Give the data below again exactly as it stands. Omit the pictures.

>> start Data segment

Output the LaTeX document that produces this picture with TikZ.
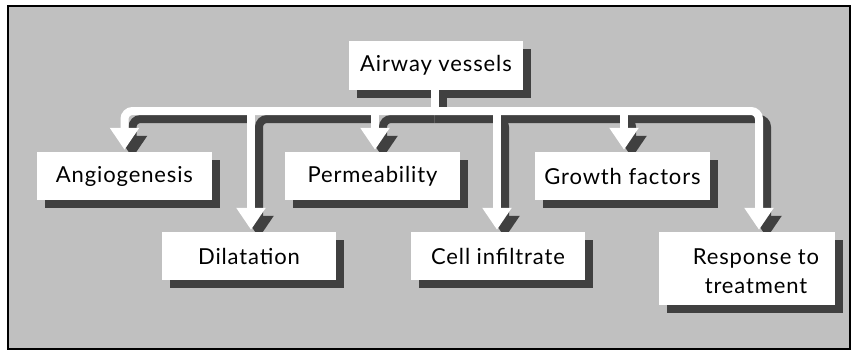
\documentclass[tikz,border=0pt]{standalone}
\usepackage{fontspec}
\setmainfont{Lato}[LetterSpace=4]
\usetikzlibrary{arrows.meta,shadows}
\definecolor{bggray}{HTML}{C0C0C0}
\definecolor{shade}{HTML}{404040}
\pgfdeclarelayer{bg}
\pgfdeclarelayer{sh}
\pgfsetlayers{bg,sh,main}
\begin{document}
\begin{tikzpicture}[x=1pt,y=-1pt,
  box/.style={fill=white,draw=none,inner sep=0pt,
    font=\fontsize{22}{28.5}\selectfont,
    drop shadow={shadow xshift=8pt,shadow yshift=-8pt,fill=shade,opacity=1,draw=none}},
  txt/.style={inner sep=0pt,font=\fontsize{22}{28.5}\selectfont,align=center},
  wline/.style={draw=white,line width=8pt,rounded corners=8pt},
  sline/.style={draw=shade,line width=8pt,rounded corners=8pt},
  wtip/.style={-{Triangle[width=28pt,length=22pt]}},
]
\useasboundingbox (0,0) rectangle (856,359);
\begin{pgfonlayer}{bg}
  \fill[white] (0,0) rectangle (856,359);
  \fill[bggray] (8,6) rectangle (850,349);
  \draw[black,line width=2pt] (8,6) rectangle (850,349);
\end{pgfonlayer}

% boxes
\node[box,minimum width=174pt,minimum height=49pt] (air) at (436,65.5) {Airway vessels};
\node[box,minimum width=175pt,minimum height=48pt] (ang) at (124.5,176) {Angiogenesis};
\node[box,minimum width=175pt,minimum height=48pt] (perm) at (372.5,176) {Permeability};
\node[box,minimum width=175pt,minimum height=48pt] (grow) at (622.5,176) {Growth factors};
\node[box,minimum width=174pt,minimum height=48pt] (dil) at (249,256) {Dilatation};
\node[box,minimum width=174pt,minimum height=48pt] (cell) at (498,256) {Cell infiltrate};
\node[box,minimum width=176pt,minimum height=73pt] (resp) at (747,268.5) {};
\node[txt] (resptext) at (756,271) {Response to\\treatment};

% junction points and drop positions
\coordinate (j) at ([xshift=-1.5pt]air.south |- 0,111);
\coordinate (ax) at ([yshift=2pt]ang.north);
\coordinate (px) at ([xshift=2.5pt,yshift=2pt]perm.north);
\coordinate (gx) at ([xshift=1.5pt,yshift=2pt]grow.north);
\coordinate (dx) at ([xshift=2pt,yshift=2pt]dil.north);
\coordinate (cx) at ([xshift=-1pt,yshift=2pt]cell.north);
\coordinate (rx) at ([xshift=12pt,yshift=2pt]resp.north);

% connector shadows
\begin{pgfonlayer}{sh}
  \draw[sline] ([xshift=8pt]air.south -| j) -- ([xshift=8pt,yshift=-8pt]j);
  \draw[sline,wtip] ([yshift=-8pt]j) -- ([xshift=8pt,yshift=-8pt]j -| px) -- ([xshift=8pt,yshift=-8pt]px);
  \draw[sline,wtip] ([yshift=-8pt]j -| px) -- ([xshift=8pt,yshift=-8pt]j -| dx) -- ([xshift=8pt,yshift=-8pt]dx);
  \draw[sline,wtip] ([yshift=-8pt]j -| dx) -- ([xshift=8pt,yshift=-8pt]j -| ax) -- ([xshift=8pt,yshift=-8pt]ax);
  \draw[sline,wtip] ([yshift=-8pt]j) -- ([xshift=8pt,yshift=-8pt]j -| cx) -- ([xshift=8pt,yshift=-8pt]cx);
  \draw[sline,wtip] ([yshift=-8pt]j -| cx) -- ([xshift=8pt,yshift=-8pt]j -| gx) -- ([xshift=8pt,yshift=-8pt]gx);
  \draw[sline,wtip] ([yshift=-8pt]j -| gx) -- ([xshift=8pt,yshift=-8pt]j -| rx) -- ([xshift=8pt,yshift=-8pt]rx);
\end{pgfonlayer}

% white connectors
\draw[wline] (air.south -| j) -- (j);
\draw[wline,{Triangle[width=28pt,length=22pt]}-{Triangle[width=28pt,length=22pt]}]
  (ax) -- (j -| ax) -- (j -| rx) -- (rx);
\draw[wline,wtip] (j -| px) -- (px);
\draw[wline,wtip] (j -| dx) -- (dx);
\draw[wline,wtip] (j -| cx) -- (cx);
\draw[wline,wtip] (j -| gx) -- (gx);
\end{tikzpicture}
\end{document}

>> end Data segment

◆ **Task solution**
Output the LaTeX document that produces this picture with TikZ.
\documentclass[tikz,border=0pt]{standalone}
\usepackage{fontspec}
\setmainfont{Lato}[LetterSpace=4]
\usetikzlibrary{arrows.meta,shadows}
\definecolor{bggray}{HTML}{C0C0C0}
\definecolor{shade}{HTML}{404040}
\pgfdeclarelayer{bg}
\pgfdeclarelayer{sh}
\pgfsetlayers{bg,sh,main}
\begin{document}
\begin{tikzpicture}[x=1pt,y=-1pt,
  box/.style={fill=white,draw=none,inner sep=0pt,
    font=\fontsize{22}{28.5}\selectfont,
    drop shadow={shadow xshift=8pt,shadow yshift=-8pt,fill=shade,opacity=1,draw=none}},
  txt/.style={inner sep=0pt,font=\fontsize{22}{28.5}\selectfont,align=center},
  wline/.style={draw=white,line width=8pt,rounded corners=8pt},
  sline/.style={draw=shade,line width=8pt,rounded corners=8pt},
  wtip/.style={-{Triangle[width=28pt,length=22pt]}},
]
\useasboundingbox (0,0) rectangle (856,359);
\begin{pgfonlayer}{bg}
  \fill[white] (0,0) rectangle (856,359);
  \fill[bggray] (8,6) rectangle (850,349);
  \draw[black,line width=2pt] (8,6) rectangle (850,349);
\end{pgfonlayer}

% boxes
\node[box,minimum width=174pt,minimum height=49pt] (air) at (436,65.5) {Airway vessels};
\node[box,minimum width=175pt,minimum height=48pt] (ang) at (124.5,176) {Angiogenesis};
\node[box,minimum width=175pt,minimum height=48pt] (perm) at (372.5,176) {Permeability};
\node[box,minimum width=175pt,minimum height=48pt] (grow) at (622.5,176) {Growth factors};
\node[box,minimum width=174pt,minimum height=48pt] (dil) at (249,256) {Dilatation};
\node[box,minimum width=174pt,minimum height=48pt] (cell) at (498,256) {Cell infiltrate};
\node[box,minimum width=176pt,minimum height=73pt] (resp) at (747,268.5) {};
\node[txt] (resptext) at (756,271) {Response to\\treatment};

% junction points and drop positions
\coordinate (j) at ([xshift=-1.5pt]air.south |- 0,111);
\coordinate (ax) at ([yshift=2pt]ang.north);
\coordinate (px) at ([xshift=2.5pt,yshift=2pt]perm.north);
\coordinate (gx) at ([xshift=1.5pt,yshift=2pt]grow.north);
\coordinate (dx) at ([xshift=2pt,yshift=2pt]dil.north);
\coordinate (cx) at ([xshift=-1pt,yshift=2pt]cell.north);
\coordinate (rx) at ([xshift=12pt,yshift=2pt]resp.north);

% connector shadows
\begin{pgfonlayer}{sh}
  \draw[sline] ([xshift=8pt]air.south -| j) -- ([xshift=8pt,yshift=-8pt]j);
  \draw[sline,wtip] ([yshift=-8pt]j) -- ([xshift=8pt,yshift=-8pt]j -| px) -- ([xshift=8pt,yshift=-8pt]px);
  \draw[sline,wtip] ([yshift=-8pt]j -| px) -- ([xshift=8pt,yshift=-8pt]j -| dx) -- ([xshift=8pt,yshift=-8pt]dx);
  \draw[sline,wtip] ([yshift=-8pt]j -| dx) -- ([xshift=8pt,yshift=-8pt]j -| ax) -- ([xshift=8pt,yshift=-8pt]ax);
  \draw[sline,wtip] ([yshift=-8pt]j) -- ([xshift=8pt,yshift=-8pt]j -| cx) -- ([xshift=8pt,yshift=-8pt]cx);
  \draw[sline,wtip] ([yshift=-8pt]j -| cx) -- ([xshift=8pt,yshift=-8pt]j -| gx) -- ([xshift=8pt,yshift=-8pt]gx);
  \draw[sline,wtip] ([yshift=-8pt]j -| gx) -- ([xshift=8pt,yshift=-8pt]j -| rx) -- ([xshift=8pt,yshift=-8pt]rx);
\end{pgfonlayer}

% white connectors
\draw[wline] (air.south -| j) -- (j);
\draw[wline,{Triangle[width=28pt,length=22pt]}-{Triangle[width=28pt,length=22pt]}]
  (ax) -- (j -| ax) -- (j -| rx) -- (rx);
\draw[wline,wtip] (j -| px) -- (px);
\draw[wline,wtip] (j -| dx) -- (dx);
\draw[wline,wtip] (j -| cx) -- (cx);
\draw[wline,wtip] (j -| gx) -- (gx);
\end{tikzpicture}
\end{document}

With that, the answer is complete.